> _Set problem_:
Emit a verbatim copy of the lines below from the line with "What React, TypeScript" through the line with "const title = '今、一番なりたいと思っている仕事を教えてください。（1つだけ選ぶ）'", excluding pictures and everything outside that range.

------------------------------

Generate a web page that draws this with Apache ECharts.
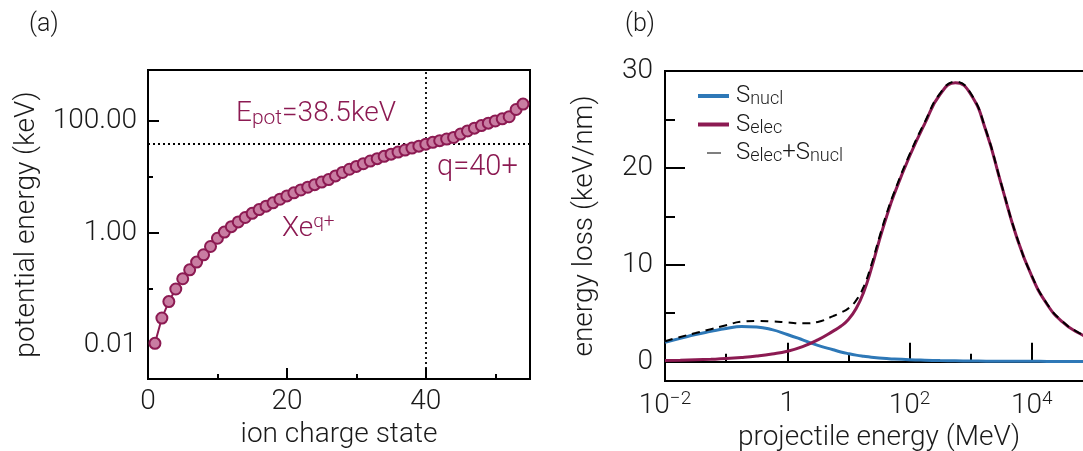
<!DOCTYPE html>
<html>
<head>
<meta charset="utf-8">
<script src="https://cdn.jsdelivr.net/npm/echarts@6/dist/echarts.min.js"></script>
<style>
html,body{margin:0;padding:0;background:#fff;}
#chart{width:1083px;height:451px;}
</style>
</head>
<body>
<div id="chart"></div>
<script>
// ---------- Panel (a): Xe potential energy vs. charge state ----------
const chargeStates = [1,2,3,4,5,6,7,8,9,10,11,12,13,14,15,16,17,18,19,20,21,22,23,24,25,26,27,28,29,30,31,32,33,34,35,36,37,38,39,40,41,42,43,44,45,46,47,48,49,50,51,52,53,54];
const potentialEnergyKeV = [0.0106,0.030,0.059,0.099,0.151,0.218,0.30,0.405,0.57,0.80,
  1.03,1.29,1.57,1.88,2.23,2.60,3.0,3.44,3.99,4.57,
  5.19,5.84,6.54,7.27,8.09,8.95,10.4,12.0,13.7,15.4,
  17.2,19.2,21.2,23.3,25.5,27.8,30.2,32.7,35.4,38.5,
  41.4,44.4,47.5,50.7,58.3,66.2,74.3,82.6,91.2,100,
  109,119,160,200];
const markCharge = 40;
const markEnergy = 38.5;
const aXMajorTicks = [0,20,40];
const aXMinorTicks = [10,30,50];
const aYMajorTicks = [0.01,1,100];
const aYMinorTicks = [0.1,10];

// ---------- Panel (b): stopping power vs. projectile energy ----------
const projectileEnergyMeV = [0.01,0.0178,0.0316,0.0562,0.1,0.178,0.316,0.562,1,1.78,3.16,5.62,7.5,10,13.3,17.8,23.7,31.6,42.2,56.2,100,178,316,562,1000,1780,3160,5620,10000,17800,31600,56200,100000];
const sNucl = [2.0,2.4,2.8,3.12,3.42,3.63,3.58,3.3,2.8,2.25,1.68,1.22,1.0,0.82,0.67,0.55,0.45,0.38,0.32,0.27,0.2,0.15,0.11,0.08,0.06,0.05,0.04,0.035,0.03,0.025,0.02,0.02,0.02];
const sElec = [0.12,0.15,0.19,0.24,0.31,0.42,0.57,0.78,1.07,1.55,2.25,3.15,3.65,4.35,5.45,7.2,9.6,12.4,15.0,17.3,21.2,24.6,27.6,28.8,27.6,23.8,18.3,12.9,8.8,5.9,4.1,3.0,2.3];
const sTotal = [2.1,2.55,2.95,3.35,3.75,4.12,4.2,4.15,4.05,3.95,4.1,4.7,5.05,5.5,6.3,7.75,10.0,12.7,15.3,17.5,21.4,24.75,27.7,28.9,27.7,23.85,18.35,12.95,8.85,5.95,4.15,3.05,2.35];
const bXMajorTicks = [0.01,1,100,10000];
const bXMinorTicks = [0.1,10,1000,100000];
const bYMajorTicks = [0,10,20,30];
const bYMinorTicks = [5,15,25];

const MAG = '#8C1A52';
const MAG_FILL = '#C97DA2';
const BLUE = '#2E78B7';
const FONT = 'Roboto';
const TXT = '#1a1a1a';

const pairs = (xs, ys) => xs.map((x, i) => [x, ys[i]]);

function supLabel(v) {
  const p = Math.round(Math.log10(v));
  if (p === 0) return '1';
  return '10{sup|' + (p < 0 ? '\u2212' : '') + Math.abs(p) + '}';
}

const tickLabelStyle = {fontFamily: FONT, fontWeight: 300, fontSize: 28, color: TXT};
const nameStyle = {fontFamily: FONT, fontWeight: 300, fontSize: 28, color: TXT};
const axisLine = {show: true, lineStyle: {color: '#000', width: 2}};
const tickLine = {color: '#000', width: 2};

const gridA = {left: 148, top: 70, width: 382, height: 309, outerBoundsMode: 'none', containLabel: false};
const gridB = {left: 665, top: 71, width: 428, height: 310, outerBoundsMode: 'none', containLabel: false};

function tickAxis(type, gridIndex, min, max, position, len, values) {
  return {type: type, gridIndex: gridIndex, min: min, max: max, position: position,
    axisLine: {show: false}, splitLine: {show: false},
    axisTick: {show: true, inside: true, length: len, lineStyle: tickLine, customValues: values},
    axisLabel: {show: false}};
}

const chart = echarts.init(document.getElementById('chart'), null, {renderer: 'canvas'});

const option = {
  animation: false,
  backgroundColor: '#fff',
  grid: [
    Object.assign({show: true, borderColor: '#000', borderWidth: 2}, gridA),
    Object.assign({show: true, borderColor: '#000', borderWidth: 2}, gridB),
    Object.assign({show: false}, gridA),
    Object.assign({show: false}, gridB),
    Object.assign({show: false}, gridA),
    Object.assign({show: false}, gridB)
  ],
  xAxis: [
    {type: 'value', gridIndex: 0, min: 0, max: 55, position: 'bottom',
     axisLine: axisLine, splitLine: {show: false}, axisTick: {show: false},
     axisLabel: {customValues: aXMajorTicks, margin: 9, ...tickLabelStyle},
     name: 'ion charge state', nameLocation: 'middle', nameGap: 39, nameTextStyle: nameStyle},
    {type: 'log', logBase: 10, gridIndex: 1, min: 0.01, max: 100000, position: 'bottom',
     axisLine: axisLine, splitLine: {show: false}, axisTick: {show: false},
     axisLabel: {customValues: bXMajorTicks, margin: 9, formatter: supLabel, ...tickLabelStyle,
       rich: {sup: {fontFamily: FONT, fontWeight: 300, fontSize: 19, color: TXT, verticalAlign: 'top', padding: [0,0,12,0]}}},
     name: 'projectile energy (MeV)', nameLocation: 'middle', nameGap: 38, nameTextStyle: nameStyle},
    tickAxis('value', 2, 0, 55, 'bottom', 11, aXMajorTicks),
    tickAxis('log', 3, 0.01, 100000, 'bottom', 19, bXMajorTicks),
    tickAxis('value', 4, 0, 55, 'bottom', 5, aXMinorTicks),
    tickAxis('log', 5, 0.01, 100000, 'bottom', 8, bXMinorTicks)
  ],
  yAxis: [
    {type: 'log', logBase: 10, gridIndex: 0, min: 0.00244, max: 814, position: 'left',
     axisLine: axisLine, splitLine: {show: false}, axisTick: {show: false},
     axisLabel: {customValues: aYMajorTicks, margin: 11, formatter: v => Number(v).toFixed(2), ...tickLabelStyle},
     name: 'potential energy (keV)', nameLocation: 'middle', nameRotate: 90, nameGap: 107, nameTextStyle: nameStyle},
    {type: 'value', gridIndex: 1, min: -2, max: 30, position: 'left',
     axisLine: axisLine, splitLine: {show: false}, axisTick: {show: false},
     axisLabel: {customValues: bYMajorTicks, margin: 12, ...tickLabelStyle},
     name: 'energy loss (keV/nm)', nameLocation: 'middle', nameRotate: 90, nameGap: 66, nameTextStyle: nameStyle},
    tickAxis('log', 2, 0.00244, 814, 'left', 11, aYMajorTicks),
    tickAxis('value', 3, -2, 30, 'left', 20, bYMajorTicks),
    tickAxis('log', 4, 0.00244, 814, 'left', 5, aYMinorTicks),
    tickAxis('value', 5, -2, 30, 'left', 10, bYMinorTicks)
  ],
  legend: {
    orient: 'vertical', left: 693, top: 79, itemWidth: 31, itemHeight: 4, itemGap: 4,
    data: [
      {name: 'Snucl', icon: 'rect'},
      {name: 'Selec', icon: 'rect'},
      {name: 'Ssum', icon: 'path://M0,0L0.01,0M9,0H23V1H9ZM31,1L31.01,1'}
    ],
    textStyle: {fontFamily: FONT, fontWeight: 300, fontSize: 24, color: TXT, padding: [0,0,0,2],
      rich: {sub: {fontFamily: FONT, fontWeight: 300, fontSize: 18, color: TXT, verticalAlign: 'bottom', padding: [7,0,0,0]}}},
    formatter: name => ({Snucl: 'S{sub|nucl}', Selec: 'S{sub|elec}', Ssum: 'S{sub|elec}+S{sub|nucl}'}[name])
  },
  series: [
    {name: 'Xe', type: 'line', xAxisIndex: 0, yAxisIndex: 0, data: pairs(chargeStates, potentialEnergyKeV),
     symbol: 'circle', symbolSize: 11, showSymbol: true,
     itemStyle: {color: MAG_FILL, borderColor: MAG, borderWidth: 2},
     lineStyle: {color: MAG, width: 2}, z: 3,
     markLine: {silent: true, symbol: 'none', label: {show: false}, z: 1,
       lineStyle: {color: '#000', type: [2, 3], width: 1.8},
       data: [{xAxis: markCharge}, {yAxis: markEnergy}]}},
    {name: 'Snucl', type: 'line', xAxisIndex: 1, yAxisIndex: 1, data: pairs(projectileEnergyMeV, sNucl),
     showSymbol: false, symbol: 'none', smooth: 0.5, lineStyle: {color: BLUE, width: 3}, itemStyle: {color: BLUE}},
    {name: 'Selec', type: 'line', xAxisIndex: 1, yAxisIndex: 1, data: pairs(projectileEnergyMeV, sElec),
     showSymbol: false, symbol: 'none', smooth: 0.5, lineStyle: {color: MAG, width: 3}, itemStyle: {color: MAG}},
    {name: 'Ssum', type: 'line', xAxisIndex: 1, yAxisIndex: 1, data: pairs(projectileEnergyMeV, sTotal),
     showSymbol: false, symbol: 'none', smooth: 0.5, lineStyle: {color: '#000', width: 2, type: [8, 6]}, itemStyle: {color: '#000'}}
  ],
  graphic: [
    {type: 'text', left: 29, top: 12, style: {text: '(a)', font: '300 25px ' + FONT, fill: TXT}},
    {type: 'text', left: 625, top: 12, style: {text: '(b)', font: '300 25px ' + FONT, fill: TXT}},
    {type: 'text', left: 236, top: 100, style: {text: 'E{sub|pot}=38.5keV', font: '300 28px ' + FONT, fill: MAG,
      rich: {sub: {font: '300 21px ' + FONT, fill: MAG, verticalAlign: 'bottom', padding: [9,0,0,0]}}}},
    {type: 'text', left: 437, top: 153, style: {text: 'q=40+', font: '300 29px ' + FONT, fill: MAG}},
    {type: 'text', left: 282, top: 213, style: {text: 'Xe{sup|q+}', font: '300 28px ' + FONT, fill: MAG,
      rich: {sup: {font: '300 19px ' + FONT, fill: MAG, verticalAlign: 'top', padding: [0,0,12,0]}}}}
  ]
};
chart.setOption(option);
</script>
</body>
</html>
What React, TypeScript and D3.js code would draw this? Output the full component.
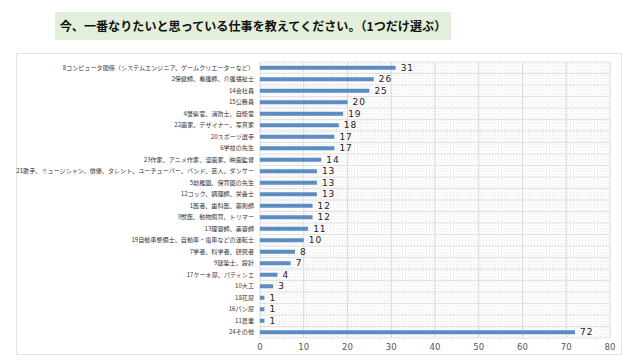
import * as d3 from 'd3'

const categories = [
  '8コンピュータ関係（システムエンジニア、ゲームクリエーターなど）',
  '2保健師、看護師、介護福祉士',
  '14会社員',
  '15公務員',
  '4警察官、消防士、自衛官',
  '22画家、デザイナー、写真家',
  '20スポーツ選手',
  '6学校の先生',
  '23作家、アニメ作家、漫画家、映画監督',
  '21歌手、ミュージシャン、俳優、タレント、ユーチューバー、バンド、芸人、ダンサー',
  '5幼稚園、保育園の先生',
  '12コック、調理師、栄養士',
  '1医者、歯科医、薬剤師',
  '3獣医、動物飼育、トリマー',
  '13理容師、美容師',
  '19自動車整備士、自動車・電車などの運転士',
  '7学者、科学者、研究者',
  '9建築士、設計',
  '17ケーキ屋、パティシエ',
  '10大工',
  '18花屋',
  '16パン屋',
  '11農業',
  '24その他',
]
const counts = [31, 26, 25, 20, 19, 18, 17, 17, 14, 13, 13, 13, 12, 12, 11, 10, 8, 7, 4, 3, 1, 1, 1, 72]
const xTicks = [0, 10, 20, 30, 40, 50, 60, 70, 80]
const title = '今、一番なりたいと思っている仕事を教えてください。（1つだけ選ぶ）'

const W = 640
const H = 360
const plot = { left: 260, right: 610, top: 62, bottom: 338 }
const font = '"Noto Sans CJK JP", "Noto Sans", sans-serif'
const numFont = '"DejaVu Sans", "Liberation Sans", sans-serif'

export default function App() {
  const x = d3.scaleLinear().domain([0, 80]).range([plot.left, plot.right])
  const y = d3.scaleBand<string>().domain(categories).range([plot.top, plot.bottom])
  const barH = 4

  return (
    <svg width={W} height={H} style={{ position: 'absolute', left: 0, top: 0, background: '#fff' }}>
      <defs>
        <pattern id="hatch" width="3" height="3" patternUnits="userSpaceOnUse">
          <rect width="3" height="3" fill="#ffffff" />
          <rect width="1" height="1" fill="#e6e6e6" />
          <rect x="1.5" y="1.5" width="1" height="1" fill="#ececec" />
        </pattern>
      </defs>

      {/* title */}
      <rect x={55} y={12} width={396} height={28} fill="#e2efda" />
      <text x={253} y={30.5} textAnchor="middle" fontFamily={font} fontSize={12.1} fontWeight="bold" fill="#111">
        {title}
      </text>

      {/* chart frame */}
      <rect x={16.5} y={53.5} width={605} height={301} fill="#fff" stroke="#e3e3e3" />

      {/* plot area */}
      <rect x={plot.left} y={plot.top} width={plot.right - plot.left} height={plot.bottom - plot.top} fill="url(#hatch)" />

      {/* gridlines */}
      {xTicks.map(t => (
        <line key={'v' + t} x1={x(t)} x2={x(t)} y1={plot.top} y2={plot.bottom} stroke="#d9d9d9" strokeWidth={1} />
      ))}
      {categories.map(c => (
        <line key={'h' + c} x1={plot.left} x2={plot.right} y1={y(c)!} y2={y(c)!} stroke="#e2e2e2" strokeWidth={1} />
      ))}
      <line x1={plot.left} x2={plot.right} y1={plot.bottom} y2={plot.bottom} stroke="#e2e2e2" />

      {/* bars */}
      {categories.map((c, i) => {
        const cy = y(c)! + y.bandwidth() / 2
        return (
          <g key={c}>
            <rect x={x(0)} y={cy - barH / 2} width={x(counts[i]) - x(0)} height={barH} fill="#5b8cc2" />
            <text x={x(counts[i]) + 5} y={cy + 3.2} fontFamily={numFont} fontSize={9} letterSpacing={1} fill="#222">
              {counts[i]}
            </text>
            <text x={254} y={cy + 2.2} textAnchor="end" fontFamily={font} fontSize={6.1} fill="#333">
              {c}
            </text>
          </g>
        )
      })}

      {/* x tick labels */}
      {xTicks.map(t => (
        <text key={'t' + t} x={x(t)} y={350} textAnchor="middle" fontFamily={numFont} fontSize={8.5} fill="#555">
          {t}
        </text>
      ))}
    </svg>
  )
}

------------------------------

> _Exercise solution_:
What React, TypeScript and D3.js code would draw this? Output the full component.
import * as d3 from 'd3'

const categories = [
  '8コンピュータ関係（システムエンジニア、ゲームクリエーターなど）',
  '2保健師、看護師、介護福祉士',
  '14会社員',
  '15公務員',
  '4警察官、消防士、自衛官',
  '22画家、デザイナー、写真家',
  '20スポーツ選手',
  '6学校の先生',
  '23作家、アニメ作家、漫画家、映画監督',
  '21歌手、ミュージシャン、俳優、タレント、ユーチューバー、バンド、芸人、ダンサー',
  '5幼稚園、保育園の先生',
  '12コック、調理師、栄養士',
  '1医者、歯科医、薬剤師',
  '3獣医、動物飼育、トリマー',
  '13理容師、美容師',
  '19自動車整備士、自動車・電車などの運転士',
  '7学者、科学者、研究者',
  '9建築士、設計',
  '17ケーキ屋、パティシエ',
  '10大工',
  '18花屋',
  '16パン屋',
  '11農業',
  '24その他',
]
const counts = [31, 26, 25, 20, 19, 18, 17, 17, 14, 13, 13, 13, 12, 12, 11, 10, 8, 7, 4, 3, 1, 1, 1, 72]
const xTicks = [0, 10, 20, 30, 40, 50, 60, 70, 80]
const title = '今、一番なりたいと思っている仕事を教えてください。（1つだけ選ぶ）'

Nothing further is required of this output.